Understanding Points on the Demand Curve:
- At the top of the demand curve:
- High price, low quantity demanded.
- Small % change in price, large % change in quantity → results in high elasticity.
- At the bottom of the demand curve:
- Low price, high quantity demanded.
- Large % change in price, small % change in quantity → results in low elasticity.
Elastic vs. Inelastic Demand:
- Elastic Demand: Elasticity > -1 (in absolute terms > 1)
- Inelastic Demand: Elasticity < -1 (in absolute terms < 1)
- Unitary Elasticity: Elasticity = -1, occurs halfway along the demand curve.
Marginal Revenue Curve:
- Crosses quantity axis at point where elasticity is unitary (elasticity = -1).
- This point is also where marginal revenue = 0, defining where firms maximize their revenue.
Key Takeaways: Demand curves cannot be classified simply as elastic or inelastic because elasticity varies along the curve. Firms must recognize that consumers become more price-sensitive as prices rise.
Chapter 2: Steeper Demand Curve
Profit Maximizing Quantity: For firms maximizing profit, marginal cost must equal marginal revenue. Firms operate in the elastic region of the demand curve to ensure elasticity is always greater than 1.
Implication of Demand Elasticity in Profit Maximization:
- When profit-maximizing, if elasticity is less than one, this indicates the firm is not maximizing its potential profit and should consider raising prices.
- Firms with market power inherently have elastic demand.

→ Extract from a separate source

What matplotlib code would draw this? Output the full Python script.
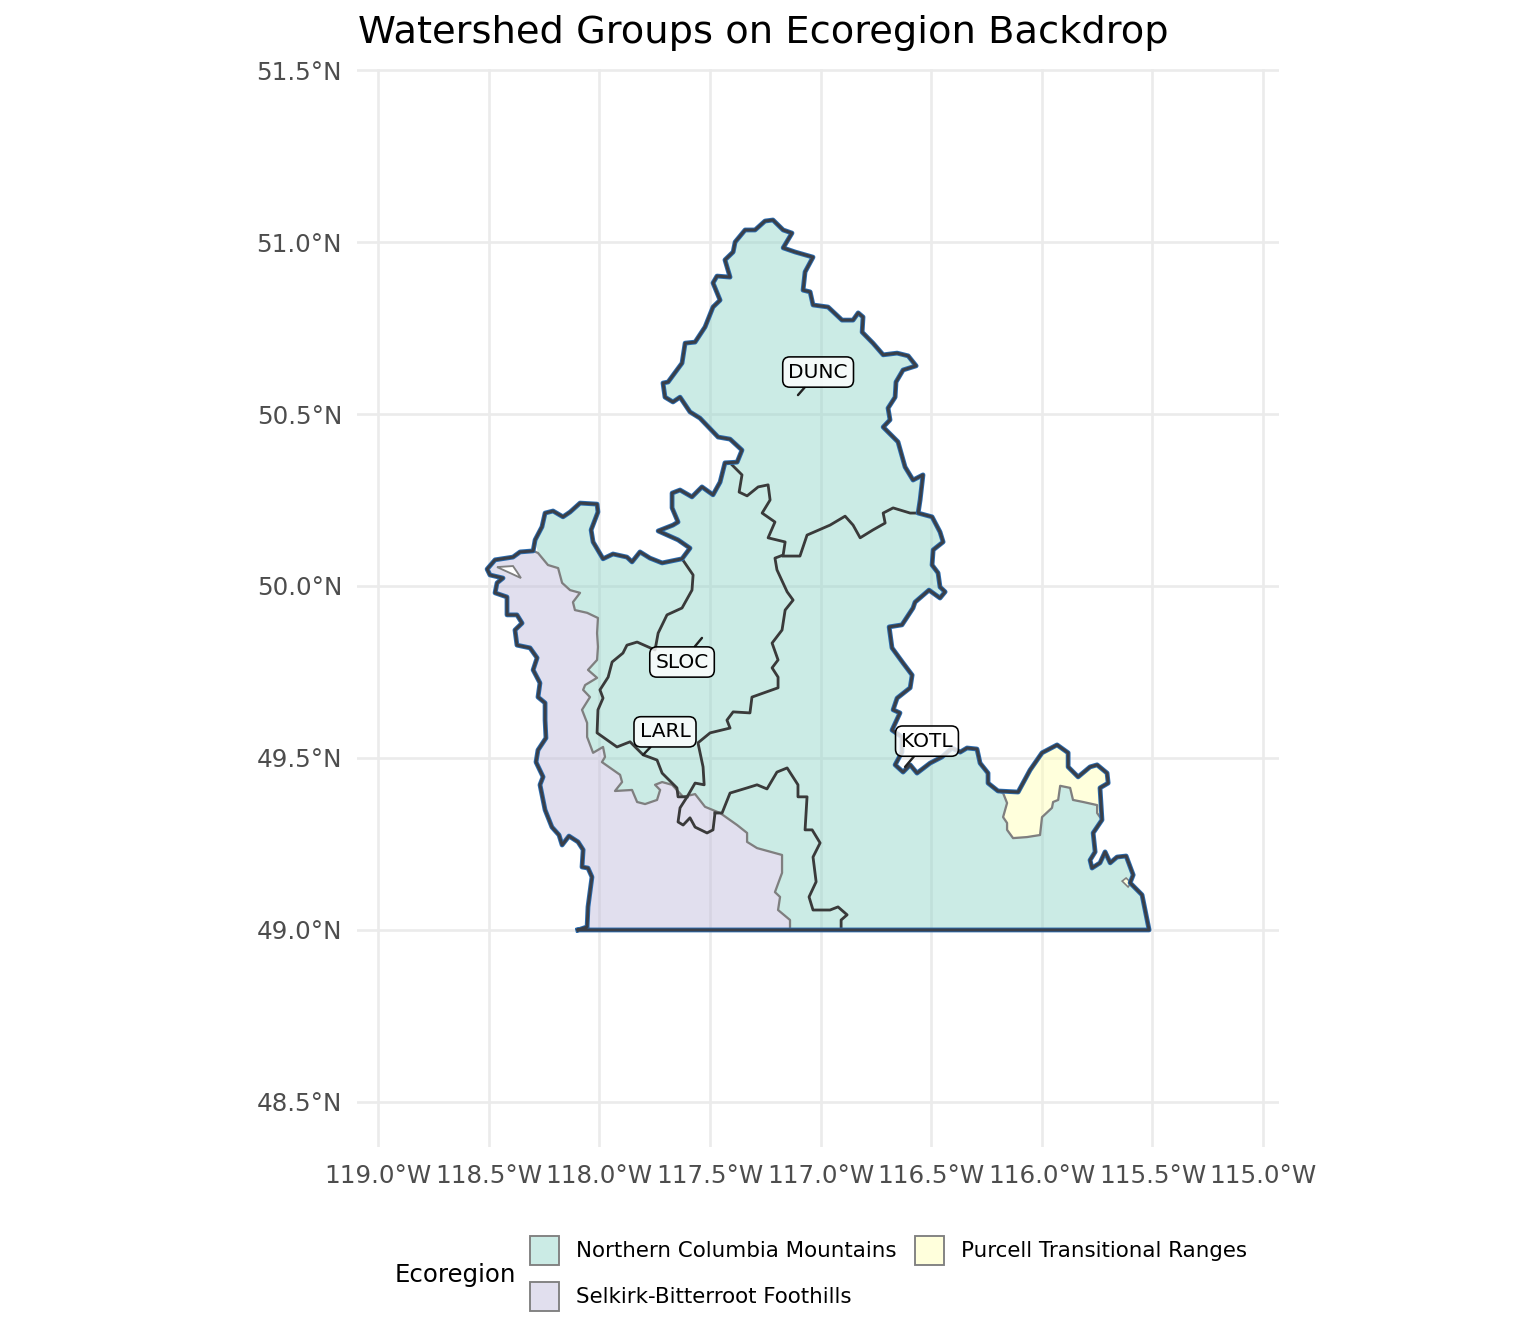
import matplotlib
matplotlib.use("Agg")
import matplotlib.pyplot as plt
from matplotlib.colors import to_rgba
from matplotlib.patches import Patch

# outer boundary of the watershed groups, in pieces so the ecoregions can share them
west_lon = [-118.096,-118.055,-118.051,-118.033,-118.051,-118.078,-118.073,-118.096,-118.137,-118.168,-118.182,-118.214,-118.245,-118.268,-118.254,-118.286,-118.277,-118.241,-118.245,-118.245,-118.277,-118.268,-118.299,-118.281,-118.313,-118.372,-118.381,-118.349,-118.372,-118.417,-118.417,-118.471,-118.462,-118.435,-118.494,-118.507,-118.471,-118.390,-118.358,-118.299]
west_lat = [49.000,49.009,49.067,49.154,49.180,49.183,49.233,49.256,49.273,49.247,49.276,49.299,49.349,49.422,49.445,49.488,49.523,49.558,49.610,49.660,49.677,49.718,49.756,49.791,49.820,49.828,49.872,49.892,49.916,49.916,49.968,49.980,50.009,50.023,50.032,50.049,50.076,50.084,50.099,50.102]

north_lon = [-118.290,-118.259,-118.245,-118.209,-118.164,-118.132,-118.087,-118.010,-118.006,-118.037,-118.028,-117.983,-117.938,-117.875,-117.852,-117.816,-117.771,-117.716,-117.626,-117.590,-117.644,-117.734,-117.667,-117.644,-117.671,-117.671,-117.635,-117.581,-117.536,-117.486,-117.454,-117.432,-117.377,-117.355,-117.409,-117.463,-117.545,-117.590,-117.635,-117.667,-117.703,-117.712,-117.689,-117.626,-117.612,-117.567,-117.522,-117.486,-117.454,-117.486,-117.468,-117.409,-117.432,-117.395,-117.386,-117.341,-117.296,-117.251,-117.215,-117.169,-117.129,-117.169,-117.115,-117.034,-117.070,-117.079,-117.047,-117.034,-116.966,-116.903,-116.853,-116.830,-116.808,-116.812,-116.763,-116.717,-116.654,-116.604,-116.568,-116.627,-116.659,-116.663,-116.695,-116.686,-116.717,-116.650,-116.618,-116.582,-116.537,-116.550,-116.559,-116.496,-116.460,-116.446,-116.491,-116.496,-116.469,-116.460,-116.437,-116.460,-116.510,-116.573,-116.582,-116.632,-116.690,-116.677,-116.627,-116.586,-116.595,-116.654,-116.672,-116.641,-116.677,-116.632,-116.632,-116.663,-116.627,-116.595,-116.564,-116.505,-116.451,-116.406,-116.369,-116.338,-116.293,-116.279,-116.243,-116.243,-116.198]
north_lat = [50.134,50.172,50.212,50.218,50.201,50.215,50.241,50.238,50.215,50.163,50.128,50.079,50.093,50.084,50.070,50.099,50.081,50.067,50.079,50.110,50.134,50.160,50.177,50.186,50.227,50.270,50.279,50.259,50.288,50.265,50.302,50.358,50.360,50.395,50.427,50.433,50.488,50.506,50.549,50.535,50.549,50.590,50.593,50.648,50.706,50.709,50.753,50.811,50.831,50.881,50.901,50.898,50.948,50.971,51.000,51.035,51.035,51.061,51.064,51.035,51.026,50.983,50.971,50.956,50.913,50.860,50.855,50.817,50.811,50.773,50.773,50.794,50.782,50.738,50.706,50.672,50.677,50.669,50.640,50.628,50.593,50.549,50.517,50.483,50.462,50.419,50.346,50.308,50.323,50.250,50.212,50.201,50.157,50.128,50.105,50.061,50.038,49.997,49.983,49.965,49.988,49.953,49.936,49.887,49.881,49.820,49.776,49.741,49.704,49.674,49.640,49.631,49.581,49.561,49.517,49.480,49.459,49.480,49.456,49.485,49.503,49.529,49.517,49.529,49.526,49.485,49.456,49.427,49.404]

purcell_top_lon = [-116.107,-116.053,-115.999,-115.931,-115.881,-115.881,-115.836,-115.782,-115.750,-115.705,-115.700,-115.737,-115.728]
purcell_top_lat = [49.401,49.465,49.515,49.538,49.515,49.474,49.445,49.474,49.480,49.456,49.427,49.413,49.320]

southeast_lon = [-115.768,-115.759,-115.782,-115.773,-115.737,-115.714,-115.691,-115.660,-115.619,-115.587,-115.601,-115.547,-115.515]
southeast_lat = [49.282,49.227,49.203,49.180,49.195,49.227,49.195,49.212,49.215,49.160,49.137,49.102,49.000]

# ecoregion divides
selkirk_lon = [-118.277,-118.232,-118.186,-118.168,-118.132,-118.087,-118.119,-118.110,-118.055,-118.006,-118.010,-118.006,-118.010,-118.051,-118.010,-118.064,-118.073,-118.042,-118.078,-118.055,-118.055,-118.028,-117.983,-117.974,-117.988,-117.906,-117.897,-117.929,-117.852,-117.829,-117.793,-117.739,-117.725,-117.748,-117.716,-117.671,-117.621,-117.567,-117.522,-117.454,-117.377,-117.332,-117.332,-117.287,-117.174,-117.174,-117.206,-117.183,-117.192,-117.138,-117.138]
selkirk_lat = [50.096,50.061,50.052,50.009,49.988,49.980,49.953,49.930,49.922,49.907,49.863,49.823,49.785,49.756,49.733,49.712,49.698,49.677,49.640,49.602,49.561,49.515,49.532,49.503,49.488,49.451,49.430,49.404,49.407,49.372,49.366,49.378,49.407,49.422,49.430,49.422,49.387,49.395,49.358,49.340,49.305,49.282,49.256,49.238,49.218,49.166,49.110,49.096,49.058,49.029,49.000]

purcell_lon = [-116.175,-116.157,-116.175,-116.157,-116.157,-116.130,-116.067,-116.008,-115.999,-115.954,-115.949,-115.926,-115.917,-115.872,-115.859,-115.813,-115.750,-115.750,-115.728]
purcell_lat = [49.398,49.369,49.328,49.311,49.291,49.267,49.270,49.276,49.328,49.355,49.372,49.378,49.419,49.413,49.378,49.372,49.363,49.340,49.320]

hole_lon = [-118.462,-118.390,-118.372,-118.354,-118.394,-118.435]
hole_lat = [50.055,50.058,50.041,50.023,50.035,50.047]
spot_lon = [-115.637,-115.619,-115.596,-115.610]
spot_lat = [49.142,49.151,49.137,49.125]

# watershed group divides inside the outline
dunc_west_lon = [-117.400,-117.355,-117.368,-117.332,-117.282,-117.237,-117.228,-117.264,-117.206,-117.237,-117.160,-117.169,-117.206,-117.197,-117.151,-117.124,-117.160,-117.174,-117.219,-117.192,-117.219,-117.192,-117.192,-117.310,-117.319,-117.395,-117.423,-117.409,-117.499,-117.554,-117.531,-117.526,-117.567,-117.603,-117.635,-117.644,-117.621,-117.590,-117.567,-117.513,-117.486,-117.477]
dunc_west_lat = [50.352,50.323,50.273,50.262,50.288,50.294,50.250,50.212,50.186,50.140,50.128,50.090,50.081,50.047,49.983,49.959,49.930,49.872,49.834,49.785,49.762,49.735,49.704,49.677,49.631,49.634,49.610,49.587,49.573,49.544,49.474,49.422,49.427,49.387,49.355,49.314,49.305,49.326,49.299,49.282,49.291,49.340]

kotl_north_lon = [-117.169,-117.093,-117.061,-116.957,-116.889,-116.853,-116.821,-116.763,-116.708,-116.717,-116.672,-116.595,-116.559]
kotl_north_lat = [50.087,50.087,50.148,50.177,50.203,50.177,50.140,50.163,50.183,50.212,50.227,50.212,50.212]

kotl_west_lon = [-117.477,-117.445,-117.409,-117.332,-117.287,-117.242,-117.197,-117.151,-117.102,-117.102,-117.061,-117.070,-117.038,-117.002,-117.034,-117.020,-117.052,-117.034,-116.957,-116.921,-116.880,-116.907,-116.907]
kotl_west_lat = [49.340,49.340,49.398,49.413,49.422,49.410,49.459,49.471,49.422,49.387,49.387,49.291,49.291,49.253,49.212,49.140,49.096,49.058,49.058,49.067,49.044,49.029,49.000]

sloc_west_lon = [-117.626,-117.576,-117.581,-117.626,-117.694,-117.734,-117.748,-117.829,-117.875,-117.893,-117.942,-117.960,-117.997,-117.983,-118.006,-118.010,-117.920,-117.861,-117.802,-117.739,-117.716,-117.649,-117.644,-117.603]
sloc_west_lat = [50.079,50.032,49.988,49.936,49.916,49.863,49.814,49.837,49.828,49.805,49.779,49.735,49.698,49.674,49.640,49.573,49.532,49.547,49.509,49.494,49.456,49.413,49.387,49.387]

# labels: name, point on the map, label centre
label_names = ["DUNC", "SLOC", "LARL", "KOTL"]
label_lon = [-117.102, -117.536, -117.802, -116.618]
label_lat = [50.555, 49.849, 49.509, 49.474]
text_lon = [-117.011, -117.626, -117.703, -116.519]
text_lat = [50.622, 49.779, 49.576, 49.549]

lon_ticks = [-119.0, -118.5, -118.0, -117.5, -117.0, -116.5, -116.0, -115.5, -115.0]
lat_ticks = [48.5, 49.0, 49.5, 50.0, 50.5, 51.0, 51.5]

ecoregions = ["Northern Columbia Mountains", "Selkirk-Bitterroot Foothills", "Purcell Transitional Ranges"]
colors = ["#8DD3C7", "#BEBADA", "#FFFFB3"]
fill_alpha = 0.45

fig = plt.figure(figsize=(8, 7), dpi=192)
ax = fig.add_axes([357/1536, 197/1344, 922/1536, 1078/1344])
ax.set_xlim(-119.095, -114.928)
ax.set_ylim(48.369, 51.503)

ax.set_axisbelow(True)
ax.grid(True, color="#EBEBEB", linewidth=1.0)
for s in ax.spines.values():
    s.set_visible(False)
ax.set_xticks(lon_ticks)
ax.set_yticks(lat_ticks)
ax.set_xticklabels(["%.1f°W" % abs(v) for v in lon_ticks])
ax.set_yticklabels(["%.1f°N" % v for v in lat_ticks])
ax.tick_params(length=0, labelsize=9.25, labelcolor="#4D4D4D", pad=5.6)
ax.tick_params(axis="x", pad=6.3)

# ecoregion fills
north_poly_lon = north_lon + purcell_lon + southeast_lon + selkirk_lon[::-1]
north_poly_lat = north_lat + purcell_lat + southeast_lat + selkirk_lat[::-1]
ax.fill(north_poly_lon, north_poly_lat, color=colors[0], alpha=fill_alpha, lw=0)

selkirk_poly_lon = west_lon + selkirk_lon
selkirk_poly_lat = west_lat + selkirk_lat
ax.fill(selkirk_poly_lon, selkirk_poly_lat, color=colors[1], alpha=fill_alpha, lw=0)

purcell_poly_lon = [north_lon[-1]] + purcell_top_lon + purcell_lon[::-1]
purcell_poly_lat = [north_lat[-1]] + purcell_top_lat + purcell_lat[::-1]
ax.fill(purcell_poly_lon, purcell_poly_lat, color=colors[2], alpha=fill_alpha, lw=0)

ax.fill(hole_lon, hole_lat, facecolor="white", edgecolor="#7F7F7F", lw=0.7)
ax.fill(spot_lon, spot_lat, facecolor="#FFFFE1", edgecolor="#7F7F7F", lw=0.6)

# ecoregion borders
ax.plot([west_lon[-1]] + selkirk_lon, [west_lat[-1]] + selkirk_lat, color="#7F7F7F", lw=0.85, solid_joinstyle="round")
ax.plot([north_lon[-1]] + purcell_lon, [north_lat[-1]] + purcell_lat, color="#7F7F7F", lw=0.85, solid_joinstyle="round")

# watershed groups
for xs, ys in [(dunc_west_lon, dunc_west_lat), (kotl_north_lon, kotl_north_lat),
               (kotl_west_lon, kotl_west_lat), (sloc_west_lon, sloc_west_lat)]:
    ax.plot(xs, ys, color="#3A3A3A", lw=1.05, solid_joinstyle="round")

outer_lon = west_lon + north_lon + purcell_top_lon + southeast_lon + [west_lon[0]]
outer_lat = west_lat + north_lat + purcell_top_lat + southeast_lat + [west_lat[0]]
ax.plot(outer_lon, outer_lat, color="#2B6CB0", lw=1.8, solid_joinstyle="round")
ax.plot(outer_lon, outer_lat, color="#3A3F48", lw=1.1, solid_joinstyle="round")

for i, name in enumerate(label_names):
    ax.annotate(name, xy=(label_lon[i], label_lat[i]), xytext=(text_lon[i], text_lat[i]),
                ha="center", va="center", fontsize=7.55, color="black",
                bbox=dict(boxstyle="round,pad=0.28,rounding_size=0.35", fc=(1, 1, 1, 0.8), ec="black", lw=0.6),
                arrowprops=dict(arrowstyle="-", color="#222222", lw=0.9, shrinkA=0, shrinkB=0))

fig.text(358/1536, 1 - 33/1344, "Watershed Groups on Ecoregion Backdrop", fontsize=14.38, ha="left", va="center")

handles = [Patch(facecolor=to_rgba(c, fill_alpha), edgecolor="#7F7F7F", lw=0.7) for c in colors]
leg = fig.legend(handles, ecoregions, ncol=2, loc="lower left",
                 bbox_to_anchor=(530/1536, 33/1344), frameon=False, borderpad=0, borderaxespad=0,
                 fontsize=8.0, handlelength=1.36, handleheight=1.715, handletextpad=0.8,
                 labelspacing=0.8, columnspacing=0.84)
fig.text(395/1536, 1 - 1275/1344, "Ecoregion", fontsize=9.16, ha="left", va="center")

fig.savefig("out.png", dpi=192)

Chapter 3: Curve and Demand
- Total Revenue & Elastic Demand:
- In the elastic portion of the demand curve (upper half), decreasing prices increases total revenue.
- Oppositely, inelastic demand (lower half), decreasing prices leads to decreased total revenue.
- The point where marginal revenue equals 0 (and thus total revenue is maximized) is at unit elasticity.
Chapter 4: High Demand Consumers
- Understanding Pricing Decisions: The pricing this firm sets depends on where it operates along the demand curve, which influences how changes in costs affect pricing strategy.
- If costs decrease, firms may typically maintain prices instead of reducing them, as lower prices can harm profits if it leads to competitors reducing their prices as well.
Chapter 5: Low Price Consumers
Price Discrimination Basics: Price discrimination is charging different prices to different consumers; it's crucial for firms to differentiate their consumers based on elasticity of demand.
Requirements for Price Discrimination:
- Heterogeneous demand among consumers.
- Ability to distinguish between consumer types.
- Prevent transfer sales between consumer groups.
Chapter 6: A Lower Price
- First Degree Price Discrimination: Personalized pricing where each consumer is charged based on their willingness to pay. Practically, this is difficult due to lack of information on consumer willingness.
- Dynamic Pricing Example: Amazon offering different prices to consumers based on their behaviors follows this logic, customizing offers without perfect information.
Chapter 7: Different Price Elasticity
- Second Degree Price Discrimination: Offering decreasing prices for additional units purchased to capture the remaining consumer surplus when consumers buy in bulk.
- Third Degree Price Discrimination: Includes methods like group pricing (charging different groups different prices) and menu pricing (offering options appealing to different demand elasticity levels).
- Examples like movie theaters charging students and seniors less depict third-degree price discrimination.
Chapter 8: Conclusion
- Implications for Firms & Competition:
- Recognize consumer price sensitivity changes with pricing.
- Understand that profit-maximizing firms operate where demand is elastic, leading to different pricing strategies based on consumer characterization.
- Companies use market segmentation to assign prices based on willingness to pay, which can vary by demographic and economic status.